Ms. Anastasia Baburova was a twenty-five-years-old journalist who wrote about racism and the attacks on minorities in Russia which occurred daily in Russia . The newspaper that Mr. Barburova has been working for, the Novaya Gazeta, has had four journalists killed (including Mr. Barburova) on the job since 2000.
Human rights activists in Russia have put their lives on the line for their outspoken activities with regards to human rights violations throughout Russia. Umar Israilov, a Chechen who claimed that he had been tortured by President Ramzan Kadyrov and had filed a complaint to the European Court of Human Rights. Following his claim, he was shot dead in Vienna. Mikhail Beketov, a local newspaper editor, was assaulted in the Moscow suburb of Khimki and left in a coma last November. Mr. Beketov had been criticizing the local administration. Magomed Yevloyev, who owned the website Ingushetia.ru and also bravely exposed abuses, was shot dead in a police car as he was being taken away for questioning last summer.
LRWC wrote on January 20, 2009 to the authorities of Russia to suggest that there is evidence to suggest that these assassinations are linked to Mr. Markelov’s participation in the human rights field and legal advocacy for individuals who has had their rights violated and Ms. Barburova’s journalistic reporting on those activities.
In addition, LRWC has an understanding that the authorities had knowledge of death threats and other acts of intimidation directed at Mr. Markelov but did not provide him with protection.
LRWC calls on the Russian Federation to initiate separate investigations to look into the deaths of Mr. Markelov and Ms Baburova. Those who were involved in the shooting must be identified and be subject to the proper punishment under the prosecutorial system. The investigators must be given full access and scope in their pursuit to find these individuals regardless of their status.

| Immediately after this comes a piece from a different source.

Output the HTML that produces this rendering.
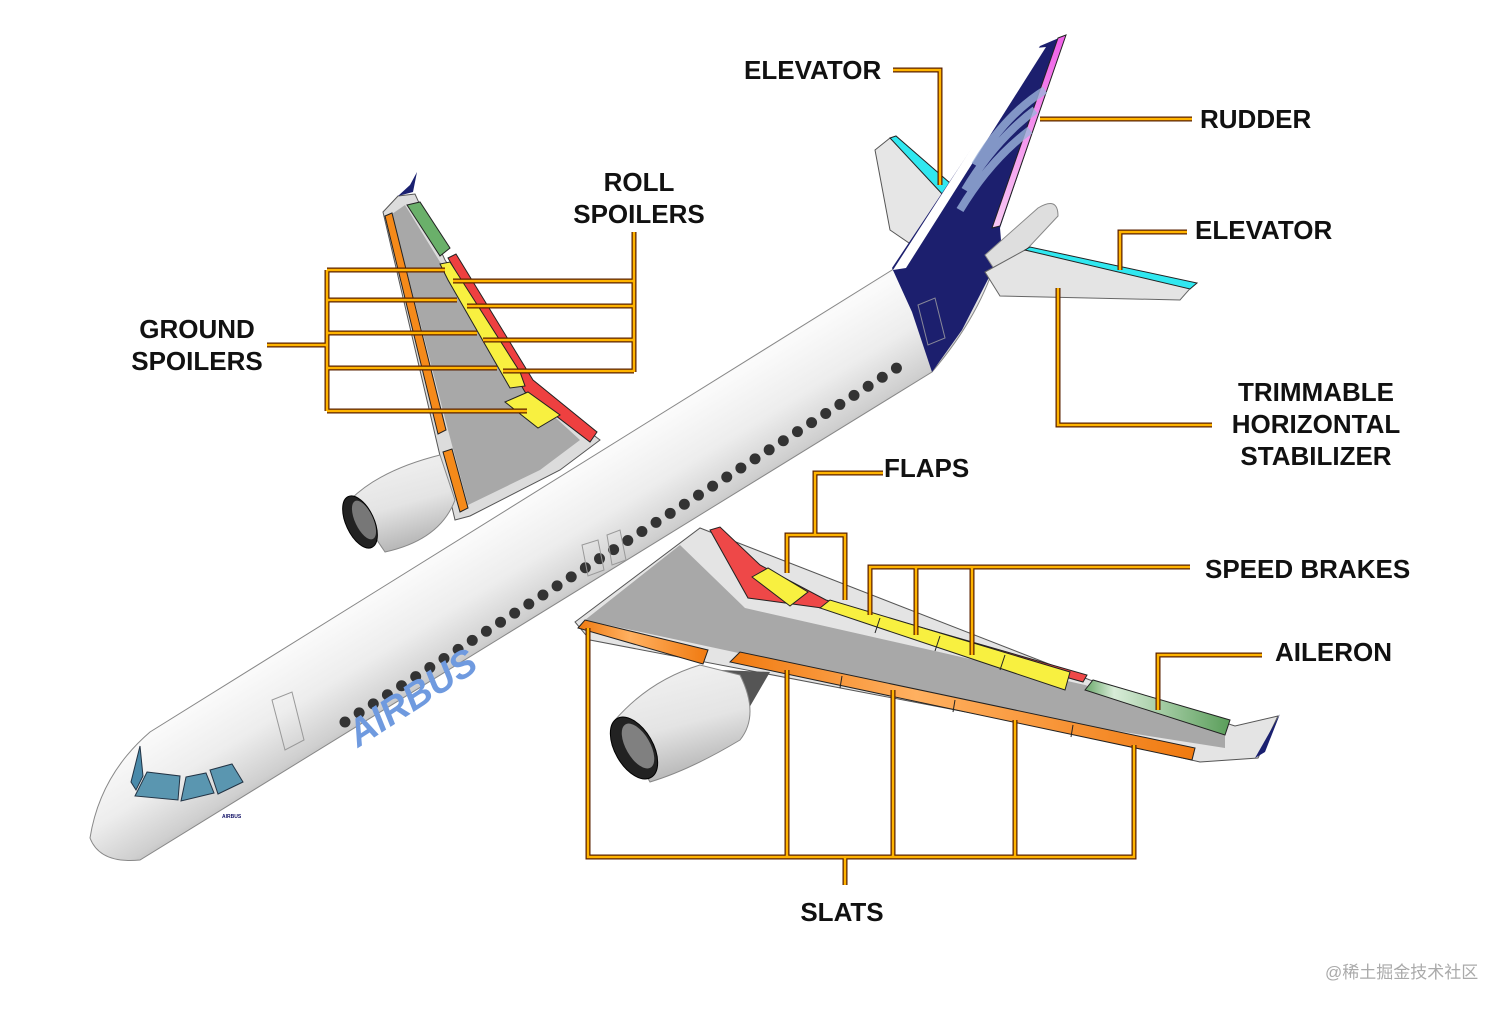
<!DOCTYPE html>
<html><head><meta charset="utf-8"><style>
html,body{margin:0;padding:0;background:#fff;}
svg{display:block}
text{font-family:"Liberation Sans",Arial,sans-serif;font-weight:bold;fill:#111;}
</style></head><body>
<svg width="1512" height="1009" viewBox="0 0 1512 1009" xmlns="http://www.w3.org/2000/svg">
<defs>
<linearGradient id="fus" gradientUnits="userSpaceOnUse" x1="470" y1="470" x2="565" y2="625">
<stop offset="0" stop-color="#d8d8d8"/><stop offset="0.3" stop-color="#fbfbfb"/><stop offset="0.6" stop-color="#ededed"/><stop offset="0.85" stop-color="#cfcfcf"/><stop offset="1" stop-color="#a8a8a8"/></linearGradient>
<linearGradient id="eng" x1="0" y1="0" x2="0.3" y2="1">
<stop offset="0" stop-color="#f4f4f4"/><stop offset="0.6" stop-color="#e4e4e4"/><stop offset="1" stop-color="#b8b8b8"/></linearGradient>
<linearGradient id="org" x1="0" y1="0" x2="1" y2="0">
<stop offset="0" stop-color="#f07a10"/><stop offset="0.4" stop-color="#ffb060"/><stop offset="1" stop-color="#f07a10"/></linearGradient>
<linearGradient id="rud" x1="0" y1="0" x2="0" y2="1">
<stop offset="0" stop-color="#f060e8"/><stop offset="1" stop-color="#f8c8f4"/></linearGradient>
<linearGradient id="grn" x1="0" y1="0" x2="1" y2="0">
<stop offset="0" stop-color="#6aa86a"/><stop offset="0.2" stop-color="#d8ecd8"/><stop offset="1" stop-color="#5a9e5a"/></linearGradient>
</defs>

<!-- far horizontal stabilizer -->
<polygon points="875,150 890,138 948,188 912,245 890,230" fill="#e6e6e6" stroke="#555" stroke-width="1"/>
<polygon points="890,138 896,136 950,183 944,196" fill="#30e8f0" stroke="#222" stroke-width="1"/>

<!-- far wing -->
<polygon points="383,212 398,196 415,194 445,260 528,385 600,440 560,470 470,516 455,520" fill="#dcdcdc" stroke="#555" stroke-width="1"/>
<polygon points="392,214 405,205 440,262 523,388 580,440 540,470 468,505 448,430" fill="#a8a8a8"/>
<polygon points="407,205 420,202 450,248 440,256" fill="#6ab06a" stroke="#222" stroke-width="1"/>
<polygon points="448,258 456,254 533,380 597,432 590,442 525,392" fill="#ee4040" stroke="#222" stroke-width="1"/>
<polygon points="440,264 450,262 520,372 525,386 510,388 448,280" fill="#f8f040" stroke="#222" stroke-width="1"/>
<polygon points="505,402 528,392 560,415 538,428" fill="#f8f040" stroke="#222" stroke-width="1"/>
<polygon points="385,216 392,213 446,430 438,434" fill="#f58a1a" stroke="#222" stroke-width="1"/>
<polygon points="443,452 452,449 468,508 460,512" fill="#f58a1a" stroke="#222" stroke-width="1"/>
<polygon points="398,196 410,185 417,172 413,192" fill="#1a2070"/>

<!-- far engine -->
<path d="M350,500 Q380,470 440,455 L455,500 Q440,540 385,552 Z" fill="url(#eng)" stroke="#888" stroke-width="1"/>
<ellipse cx="360" cy="522" rx="14" ry="28" transform="rotate(-25 360 522)" fill="#222" stroke="#000"/>
<ellipse cx="364" cy="520" rx="9" ry="21" transform="rotate(-25 364 520)" fill="#777"/>

<!-- near wing (behind fuselage) -->
<polygon points="575,622 700,528 1090,680 1235,726 1278,716 1258,758 1200,762 1060,730 590,640" fill="#e4e4e4" stroke="#555" stroke-width="1"/>
<polygon points="585,620 680,545 745,608 1085,685 1225,735 1225,748 1060,722" fill="#a8a8a8"/>
<polygon points="710,530 720,527 760,565 826,600 1087,675 1083,682 822,608 748,598" fill="#ee4848" stroke="#222" stroke-width="1"/>
<polygon points="752,577 768,568 808,592 790,606" fill="#f8f040" stroke="#222" stroke-width="1"/>
<polygon points="820,608 830,600 1070,672 1065,690" fill="#f8f040" stroke="#222" stroke-width="1"/>
<line x1="880" y1="618" x2="875" y2="633" stroke="#222"/><line x1="940" y1="636" x2="935" y2="651" stroke="#222"/><line x1="1005" y1="655" x2="1000" y2="670" stroke="#222"/>
<polygon points="1085,690 1093,680 1230,720 1225,735" fill="url(#grn)" stroke="#222" stroke-width="1"/>
<polygon points="578,628 585,620 708,650 703,664" fill="url(#org)" stroke="#222" stroke-width="1"/>
<polygon points="730,662 740,652 1195,748 1192,760" fill="url(#org)" stroke="#222" stroke-width="1"/>
<line x1="842" y1="676" x2="840" y2="688" stroke="#222"/><line x1="955" y1="700" x2="953" y2="712" stroke="#222"/><line x1="1073" y1="725" x2="1071" y2="737" stroke="#222"/>
<path d="M1255,758 L1280,714 L1265,752 Z" fill="#1a2070"/>

<!-- fuselage -->
<path d="M905,262 L150,732 Q100,775 90,838 Q100,864 140,860 L932,372 Q985,310 1000,245 Z" fill="url(#fus)" stroke="#888" stroke-width="1"/>
<!-- tail navy -->
<path d="M892,268 L1040,46 L1066,35 L1000,228 L1002,252 L962,330 L932,372 L912,312 Z" fill="#1c1f6e"/>
<path d="M893,270 L1036,48 L1046,47 L906,268 Z" fill="#fff"/>
<path d="M1058,38 L1066,35 L1000,226 L992,228 Z" fill="url(#rud)" stroke="#222" stroke-width="1"/>
<path d="M960,210 Q990,160 1030,130 M965,190 Q995,140 1035,110 M975,165 Q1005,115 1045,90" stroke="#9cb4dc" stroke-width="8" fill="none" opacity="0.8"/>
<!-- APU cone -->
<path d="M985,255 L1038,208 Q1058,196 1058,216 L1000,278 Z" fill="#dedede" stroke="#888" stroke-width="1"/>
<!-- near stabilizer -->
<polygon points="985,272 1025,250 1195,283 1180,300 1000,296" fill="#e4e4e4" stroke="#666" stroke-width="1"/>
<polygon points="1025,250 1030,247 1197,283 1190,289" fill="#30e8f0" stroke="#222" stroke-width="1"/>

<!-- windows -->
<line x1="345" y1="722" x2="906" y2="362" stroke="#333" stroke-width="11" stroke-linecap="round" stroke-dasharray="0 16.8"/>
<text x="0" y="0" transform="translate(358,748) rotate(-33)" style="font-size:38px;fill:#6f9adf;font-style:italic">AIRBUS</text>
<!-- doors -->
<path d="M272,700 L292,692 L304,740 L285,750 Z" fill="none" stroke="#999"/>
<path d="M582,545 L598,540 L604,570 L588,576 Z" fill="none" stroke="#999"/>
<path d="M607,535 L620,530 L626,560 L612,565 Z" fill="none" stroke="#999"/>
<path d="M918,305 L935,298 L945,338 L928,345 Z" fill="none" stroke="#889"/>
<!-- cockpit -->
<polygon points="131,782 140,746 143,776 136,790" fill="#4a8aaa" stroke="#234" stroke-width="1"/>
<polygon points="147,772 180,776 178,800 135,796" fill="#5a96b0" stroke="#234" stroke-width="1"/>
<polygon points="186,777 206,773 214,793 181,801" fill="#5a96b0" stroke="#234" stroke-width="1"/>
<polygon points="210,770 232,764 243,782 218,794" fill="#5a96b0" stroke="#234" stroke-width="1"/>
<text x="222" y="818" style="font-size:5px;fill:#116">AIRBUS</text>

<!-- near engine -->
<path d="M720,670 L770,672 L745,715 L715,700 Z" fill="#555"/>
<path d="M615,720 Q650,680 700,665 L740,675 Q760,715 740,740 Q690,770 650,782 Z" fill="url(#eng)" stroke="#888" stroke-width="1"/>
<ellipse cx="634" cy="748" rx="19" ry="34" transform="rotate(-30 634 748)" fill="#222" stroke="#000"/>
<ellipse cx="638" cy="746" rx="12" ry="25" transform="rotate(-30 638 746)" fill="#808080"/>

<!-- leader lines -->
<g fill="none" stroke-linejoin="miter">
<g stroke="#5a2000" stroke-width="5">
<polyline points="893,70 940,70 940,185"/>
<polyline points="1040,119 1192,119"/>
<polyline points="1120,270 1120,232 1187,232"/>
<polyline points="1058,288 1058,425 1212,425"/>
<polyline points="634,232 634,372"/>
<line x1="453" y1="281" x2="634" y2="281"/><line x1="467" y1="306" x2="634" y2="306"/><line x1="483" y1="340" x2="634" y2="340"/><line x1="503" y1="371" x2="634" y2="371"/>
<polyline points="327,270 327,411"/><line x1="267" y1="345" x2="327" y2="345"/>
<line x1="327" y1="270" x2="445" y2="270"/><line x1="327" y1="300" x2="457" y2="300"/><line x1="327" y1="333" x2="477" y2="333"/><line x1="327" y1="368" x2="497" y2="368"/><line x1="327" y1="411" x2="527" y2="411"/>
<polyline points="883,473 815,473 815,535"/>
<polyline points="787,573 787,535 845,535 845,600"/>
<polyline points="1190,567 870,567 870,615"/><line x1="916" y1="567" x2="916" y2="635"/><line x1="972" y1="567" x2="972" y2="655"/>
<polyline points="1262,655 1158,655 1158,710"/>
<polyline points="588,628 588,857 1134,857 1134,745"/>
<line x1="787" y1="670" x2="787" y2="857"/><line x1="893" y1="690" x2="893" y2="857"/><line x1="1015" y1="720" x2="1015" y2="857"/><line x1="845" y1="857" x2="845" y2="885"/>
</g>
<g stroke="#ffb400" stroke-width="2.5">
<polyline points="893,70 940,70 940,185"/>
<polyline points="1040,119 1192,119"/>
<polyline points="1120,270 1120,232 1187,232"/>
<polyline points="1058,288 1058,425 1212,425"/>
<polyline points="634,232 634,372"/>
<line x1="453" y1="281" x2="634" y2="281"/><line x1="467" y1="306" x2="634" y2="306"/><line x1="483" y1="340" x2="634" y2="340"/><line x1="503" y1="371" x2="634" y2="371"/>
<polyline points="327,270 327,411"/><line x1="267" y1="345" x2="327" y2="345"/>
<line x1="327" y1="270" x2="445" y2="270"/><line x1="327" y1="300" x2="457" y2="300"/><line x1="327" y1="333" x2="477" y2="333"/><line x1="327" y1="368" x2="497" y2="368"/><line x1="327" y1="411" x2="527" y2="411"/>
<polyline points="883,473 815,473 815,535"/>
<polyline points="787,573 787,535 845,535 845,600"/>
<polyline points="1190,567 870,567 870,615"/><line x1="916" y1="567" x2="916" y2="635"/><line x1="972" y1="567" x2="972" y2="655"/>
<polyline points="1262,655 1158,655 1158,710"/>
<polyline points="588,628 588,857 1134,857 1134,745"/>
<line x1="787" y1="670" x2="787" y2="857"/><line x1="893" y1="690" x2="893" y2="857"/><line x1="1015" y1="720" x2="1015" y2="857"/><line x1="845" y1="857" x2="845" y2="885"/>
</g>
</g>

<!-- labels -->
<g style="font-size:26px">
<text x="744" y="79">ELEVATOR</text>
<text x="1200" y="128">RUDDER</text>
<text x="1195" y="239">ELEVATOR</text>
<text x="1316" y="401" text-anchor="middle">TRIMMABLE</text>
<text x="1316" y="433" text-anchor="middle">HORIZONTAL</text>
<text x="1316" y="465" text-anchor="middle">STABILIZER</text>
<text x="639" y="191" text-anchor="middle">ROLL</text>
<text x="639" y="223" text-anchor="middle">SPOILERS</text>
<text x="197" y="338" text-anchor="middle">GROUND</text>
<text x="197" y="370" text-anchor="middle">SPOILERS</text>
<text x="884" y="477">FLAPS</text>
<text x="1205" y="578">SPEED BRAKES</text>
<text x="1275" y="661">AILERON</text>
<text x="842" y="921" text-anchor="middle">SLATS</text>
</g>
<text x="1325" y="978" style="font-size:17px;font-weight:normal;fill:#aaa;font-family:'Liberation Sans','Noto Sans CJK SC',sans-serif">@稀土掘金技术社区</text>
</svg>
</body></html>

LRWC also reminds the Russian Federation that they are a member of the United Nations and as a signatory (23 May 1976) to the International Covenant on Civil and Political Rights (ICCPR), is legally bound to protect the lives and advocacy rights of human rights defenders and to ensure prompt and effective remedies for violations against them. Also the Inter-American Court of Human Rights and the European Court of Human Rights have established that the ICCPR obliges states to respond to such murders by conducting effective investigations that lead to the identification of those responsible. LRWC reminds Russia to comply with Article 1, and 12.2 of the UN Declaration on Human Rights Defenders.